Stated task:
Omit all images. Write out the rest of the material exactly.

Collected material:
* start *

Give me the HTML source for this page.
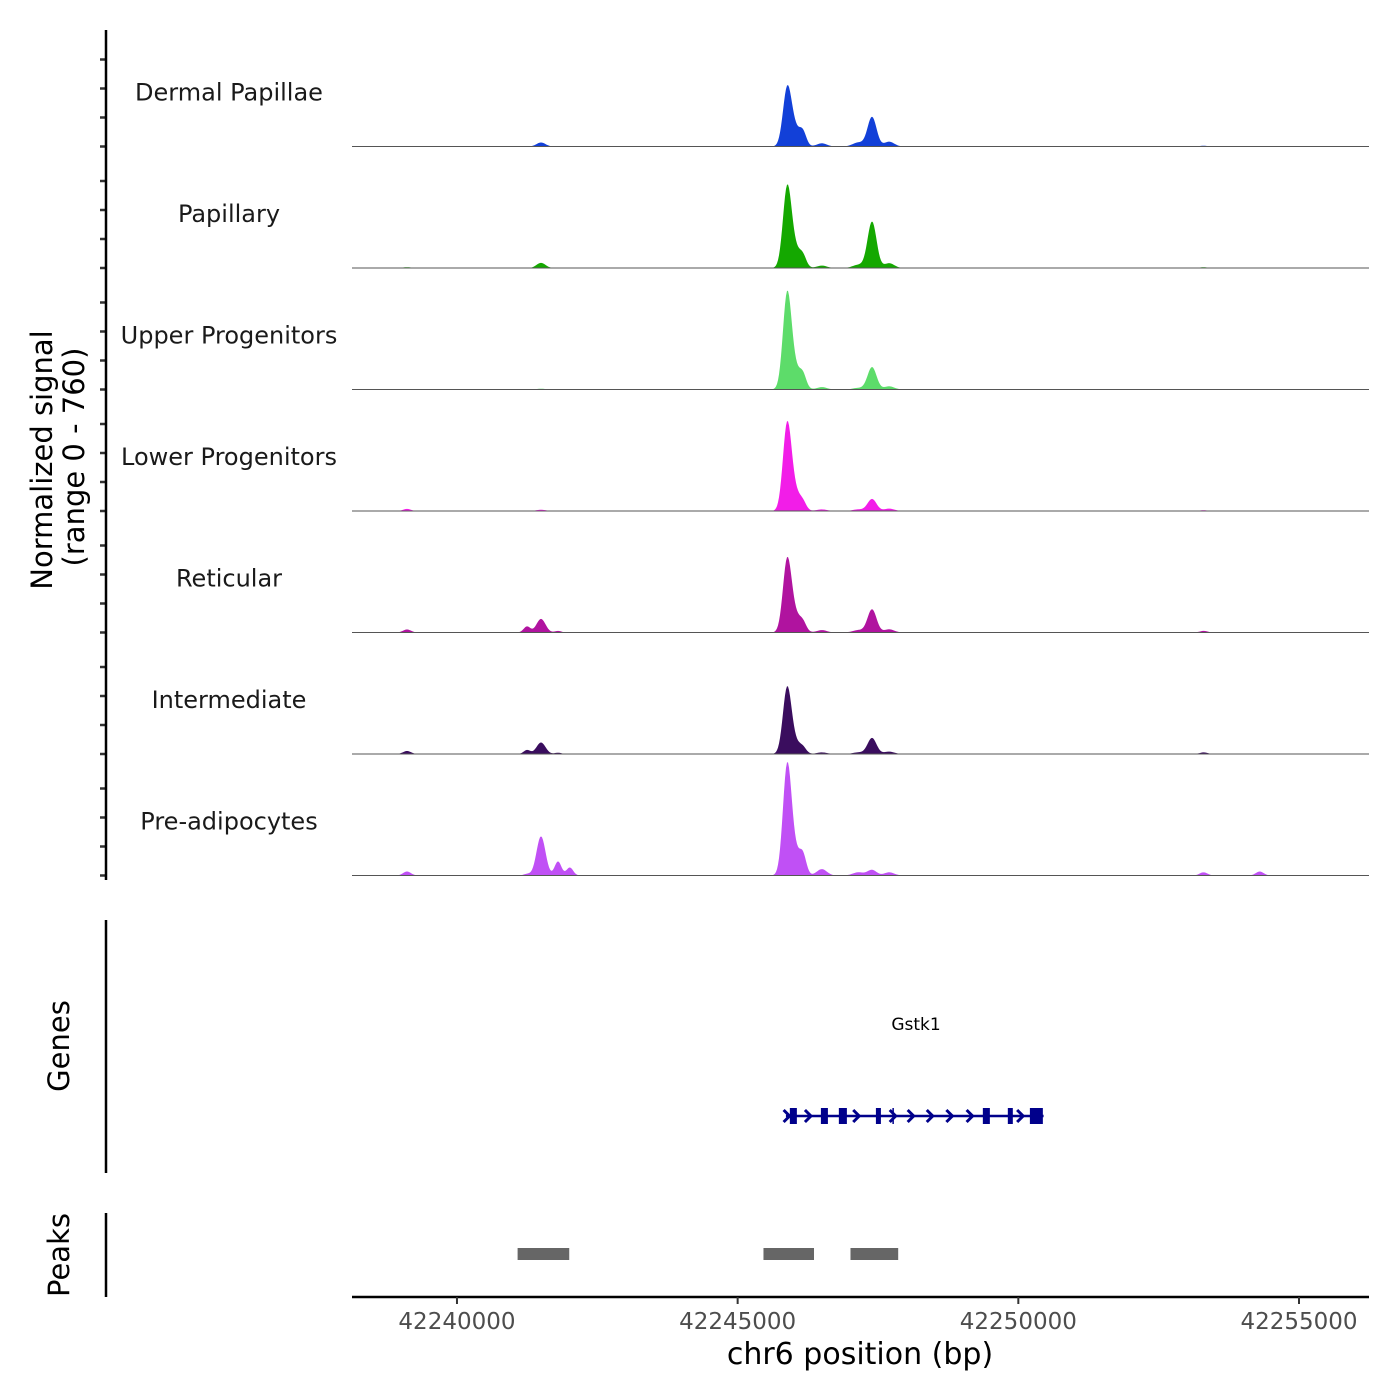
<!DOCTYPE html>
<html><head><meta charset="utf-8"><style>
body{margin:0;background:#fff}
svg{display:block;font-family:"DejaVu Sans","Liberation Sans",sans-serif}
</style></head><body>
<svg id="chart" width="1400" height="1400" viewBox="0 0 1400 1400" xmlns="http://www.w3.org/2000/svg">
<rect width="1400" height="1400" fill="#fff"/>
<g id="tracks"></g>
<g id="axes"></g>
<text transform="translate(52,460) rotate(-90)" text-anchor="middle" font-size="29" fill="#000">Normalized signal</text>
<text transform="translate(84,457) rotate(-90)" text-anchor="middle" font-size="29" fill="#000">(range 0 - 760)</text>
<text transform="translate(69,1046) rotate(-90)" text-anchor="middle" font-size="29" fill="#000">Genes</text>
<text transform="translate(69,1255) rotate(-90)" text-anchor="middle" font-size="29" fill="#000">Peaks</text>
<text x="860" y="1364" text-anchor="middle" font-size="30" fill="#000">chr6 position (bp)</text>
<text x="916" y="1030" text-anchor="middle" font-size="17" fill="#000">Gstk1</text>
</svg>
<script>
const trackNames = ["Dermal Papillae","Papillary","Upper Progenitors","Lower Progenitors","Reticular","Intermediate","Pre-adipocytes"];
const trackColors = ["#1240d8","#14a800","#5ddc6a","#f21de8","#b0139f","#3a0d5e","#c050f5"];
const peakCenters = [42239110,42241248,42241497,42241800,42242010,42245880,42246000,42246165,42246500,42247150,42247394,42247700,42253300,42254300];
const peakValues = [
 [0,0,25,0,0,315,120,70,20,25,185,30,5,0],
 [5,0,32,0,0,450,130,55,15,20,290,30,5,0],
 [0,0,5,0,0,540,140,70,15,10,140,20,0,0],
 [13,0,8,0,0,490,130,35,10,10,75,15,5,0],
 [19,38,85,10,0,405,120,45,15,15,145,20,10,0],
 [19,25,72,8,0,380,80,28,10,10,100,15,10,0],
 [25,10,245,88,50,620,160,100,40,20,35,20,20,25]
];
const peakWidths = [70,60,80,60,60,75,110,60,90,100,80,90,70,70];
const geneExons = [[42245930,42246055],[42246483,42246608],[42246803,42246946],[42247463,42247552],[42249368,42249493],[42249813,42249902],[42250206,42250437]];
const geneRange = [42245860,42250450];
const geneArrows = [42245890,42246270,42247130,42247780,42248100,42248440,42248790,42249150,42250050];
const geneMarks = [42247770];
const peakRegions = [[42241080,42242000],[42245460,42246360],[42247010,42247860]];
const xTicks = [42240000,42245000,42250000,42255000];
const yMax = 760;

const NS="http://www.w3.org/2000/svg";
const X0=352,X1=1369,B0=42238130,B1=42256247;
const xs=bp=>X0+(bp-B0)/(B1-B0)*(X1-X0);
const trackH=121.5, firstBase=146.5;
function el(tag,attrs,parent){const e=document.createElementNS(NS,tag);for(const k in attrs)e.setAttribute(k,attrs[k]);parent.appendChild(e);return e;}
const tg=document.getElementById('tracks'), ag=document.getElementById('axes');

trackNames.forEach((name,t)=>{
  const base=firstBase+t*trackH;
  const ys=v=>base-v/yMax*trackH;
  let d=`M${X0},${base}`;
  for(let px=X0;px<=X1;px+=1){
    const bp=B0+(px-X0)/(X1-X0)*(B1-B0);
    let v=0;
    peakCenters.forEach((c,i)=>{const s=peakWidths[i];v+=peakValues[t][i]*Math.exp(-0.5*((bp-c)/s)**2);});
    d+=`L${px},${ys(v).toFixed(2)}`;
  }
  d+=`L${X1},${base}Z`;
  const p=el('path',{d,fill:trackColors[t]},tg);
  
  
  const bl=el('line',{x1:X0,x2:X1,y1:base,y2:base,stroke:'#555','stroke-width':1},tg);
  
  
  const lb=el('text',{x:229,y:base-46,'text-anchor':'middle','font-size':24,fill:'#1a1a1a'},tg);
  lb.textContent=name;
  
  
  for(let k=0;k<4;k++){
    const tk=el('line',{x1:100,x2:106,y1:base-k*29,y2:base-k*29,stroke:'#333','stroke-width':2.5},ag);
    
    
  }
});
[[30,880],[920,1173],[1213,1297]].forEach(([a,b])=>{
  const l=el('line',{x1:106,x2:106,y1:a,y2:b,stroke:'#000','stroke-width':2.5},ag);
  
  
});
const gy=1116;
const gl=el('line',{x1:xs(geneRange[0]),x2:xs(geneRange[1]),y1:gy,y2:gy,stroke:'#00008b','stroke-width':2.5},tg);


geneExons.forEach(([a,b])=>{
  const r=el('rect',{x:xs(a),y:gy-8,width:Math.max(3,xs(b)-xs(a)),height:16,fill:'#00008b'},tg);
  
  
});
geneMarks.forEach(c=>{
  const m=el('line',{x1:xs(c),x2:xs(c),y1:gy-8,y2:gy+8,stroke:'#00008b','stroke-width':1.5},tg);
  
  
});
geneArrows.forEach(c=>{
  const x=xs(c);
  const a=el('path',{d:`M${x-4},${gy-6}L${x+2},${gy}L${x-4},${gy+6}`,fill:'none',stroke:'#00008b','stroke-width':3},tg);
  
  
});
peakRegions.forEach(([a,b])=>{
  const r=el('rect',{x:xs(a),y:1248,width:xs(b)-xs(a),height:12,fill:'#666'},tg);
  
  
});
const xl=el('line',{x1:X0,x2:X1,y1:1297,y2:1297,stroke:'#000','stroke-width':2.5},ag);


xTicks.forEach(v=>{
  const tk=el('line',{x1:xs(v),x2:xs(v),y1:1297,y2:1304,stroke:'#333','stroke-width':2},ag);
  
  
  const t=el('text',{x:xs(v),y:1329,'text-anchor':'middle','font-size':23,fill:'#4d4d4d'},ag);
  t.textContent=v;
  
  
});
</script>
</body></html>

* end *

Written answer:
Give me the HTML source for this page.
<!DOCTYPE html>
<html><head><meta charset="utf-8"><style>
body{margin:0;background:#fff}
svg{display:block;font-family:"DejaVu Sans","Liberation Sans",sans-serif}
</style></head><body>
<svg id="chart" width="1400" height="1400" viewBox="0 0 1400 1400" xmlns="http://www.w3.org/2000/svg">
<rect width="1400" height="1400" fill="#fff"/>
<g id="tracks"></g>
<g id="axes"></g>
<text transform="translate(52,460) rotate(-90)" text-anchor="middle" font-size="29" fill="#000">Normalized signal</text>
<text transform="translate(84,457) rotate(-90)" text-anchor="middle" font-size="29" fill="#000">(range 0 - 760)</text>
<text transform="translate(69,1046) rotate(-90)" text-anchor="middle" font-size="29" fill="#000">Genes</text>
<text transform="translate(69,1255) rotate(-90)" text-anchor="middle" font-size="29" fill="#000">Peaks</text>
<text x="860" y="1364" text-anchor="middle" font-size="30" fill="#000">chr6 position (bp)</text>
<text x="916" y="1030" text-anchor="middle" font-size="17" fill="#000">Gstk1</text>
</svg>
<script>
const trackNames = ["Dermal Papillae","Papillary","Upper Progenitors","Lower Progenitors","Reticular","Intermediate","Pre-adipocytes"];
const trackColors = ["#1240d8","#14a800","#5ddc6a","#f21de8","#b0139f","#3a0d5e","#c050f5"];
const peakCenters = [42239110,42241248,42241497,42241800,42242010,42245880,42246000,42246165,42246500,42247150,42247394,42247700,42253300,42254300];
const peakValues = [
 [0,0,25,0,0,315,120,70,20,25,185,30,5,0],
 [5,0,32,0,0,450,130,55,15,20,290,30,5,0],
 [0,0,5,0,0,540,140,70,15,10,140,20,0,0],
 [13,0,8,0,0,490,130,35,10,10,75,15,5,0],
 [19,38,85,10,0,405,120,45,15,15,145,20,10,0],
 [19,25,72,8,0,380,80,28,10,10,100,15,10,0],
 [25,10,245,88,50,620,160,100,40,20,35,20,20,25]
];
const peakWidths = [70,60,80,60,60,75,110,60,90,100,80,90,70,70];
const geneExons = [[42245930,42246055],[42246483,42246608],[42246803,42246946],[42247463,42247552],[42249368,42249493],[42249813,42249902],[42250206,42250437]];
const geneRange = [42245860,42250450];
const geneArrows = [42245890,42246270,42247130,42247780,42248100,42248440,42248790,42249150,42250050];
const geneMarks = [42247770];
const peakRegions = [[42241080,42242000],[42245460,42246360],[42247010,42247860]];
const xTicks = [42240000,42245000,42250000,42255000];
const yMax = 760;

const NS="http://www.w3.org/2000/svg";
const X0=352,X1=1369,B0=42238130,B1=42256247;
const xs=bp=>X0+(bp-B0)/(B1-B0)*(X1-X0);
const trackH=121.5, firstBase=146.5;
function el(tag,attrs,parent){const e=document.createElementNS(NS,tag);for(const k in attrs)e.setAttribute(k,attrs[k]);parent.appendChild(e);return e;}
const tg=document.getElementById('tracks'), ag=document.getElementById('axes');

trackNames.forEach((name,t)=>{
  const base=firstBase+t*trackH;
  const ys=v=>base-v/yMax*trackH;
  let d=`M${X0},${base}`;
  for(let px=X0;px<=X1;px+=1){
    const bp=B0+(px-X0)/(X1-X0)*(B1-B0);
    let v=0;
    peakCenters.forEach((c,i)=>{const s=peakWidths[i];v+=peakValues[t][i]*Math.exp(-0.5*((bp-c)/s)**2);});
    d+=`L${px},${ys(v).toFixed(2)}`;
  }
  d+=`L${X1},${base}Z`;
  const p=el('path',{d,fill:trackColors[t]},tg);
  
  
  const bl=el('line',{x1:X0,x2:X1,y1:base,y2:base,stroke:'#555','stroke-width':1},tg);
  
  
  const lb=el('text',{x:229,y:base-46,'text-anchor':'middle','font-size':24,fill:'#1a1a1a'},tg);
  lb.textContent=name;
  
  
  for(let k=0;k<4;k++){
    const tk=el('line',{x1:100,x2:106,y1:base-k*29,y2:base-k*29,stroke:'#333','stroke-width':2.5},ag);
    
    
  }
});
[[30,880],[920,1173],[1213,1297]].forEach(([a,b])=>{
  const l=el('line',{x1:106,x2:106,y1:a,y2:b,stroke:'#000','stroke-width':2.5},ag);
  
  
});
const gy=1116;
const gl=el('line',{x1:xs(geneRange[0]),x2:xs(geneRange[1]),y1:gy,y2:gy,stroke:'#00008b','stroke-width':2.5},tg);


geneExons.forEach(([a,b])=>{
  const r=el('rect',{x:xs(a),y:gy-8,width:Math.max(3,xs(b)-xs(a)),height:16,fill:'#00008b'},tg);
  
  
});
geneMarks.forEach(c=>{
  const m=el('line',{x1:xs(c),x2:xs(c),y1:gy-8,y2:gy+8,stroke:'#00008b','stroke-width':1.5},tg);
  
  
});
geneArrows.forEach(c=>{
  const x=xs(c);
  const a=el('path',{d:`M${x-4},${gy-6}L${x+2},${gy}L${x-4},${gy+6}`,fill:'none',stroke:'#00008b','stroke-width':3},tg);
  
  
});
peakRegions.forEach(([a,b])=>{
  const r=el('rect',{x:xs(a),y:1248,width:xs(b)-xs(a),height:12,fill:'#666'},tg);
  
  
});
const xl=el('line',{x1:X0,x2:X1,y1:1297,y2:1297,stroke:'#000','stroke-width':2.5},ag);


xTicks.forEach(v=>{
  const tk=el('line',{x1:xs(v),x2:xs(v),y1:1297,y2:1304,stroke:'#333','stroke-width':2},ag);
  
  
  const t=el('text',{x:xs(v),y:1329,'text-anchor':'middle','font-size':23,fill:'#4d4d4d'},ag);
  t.textContent=v;
  
  
});
</script>
</body></html>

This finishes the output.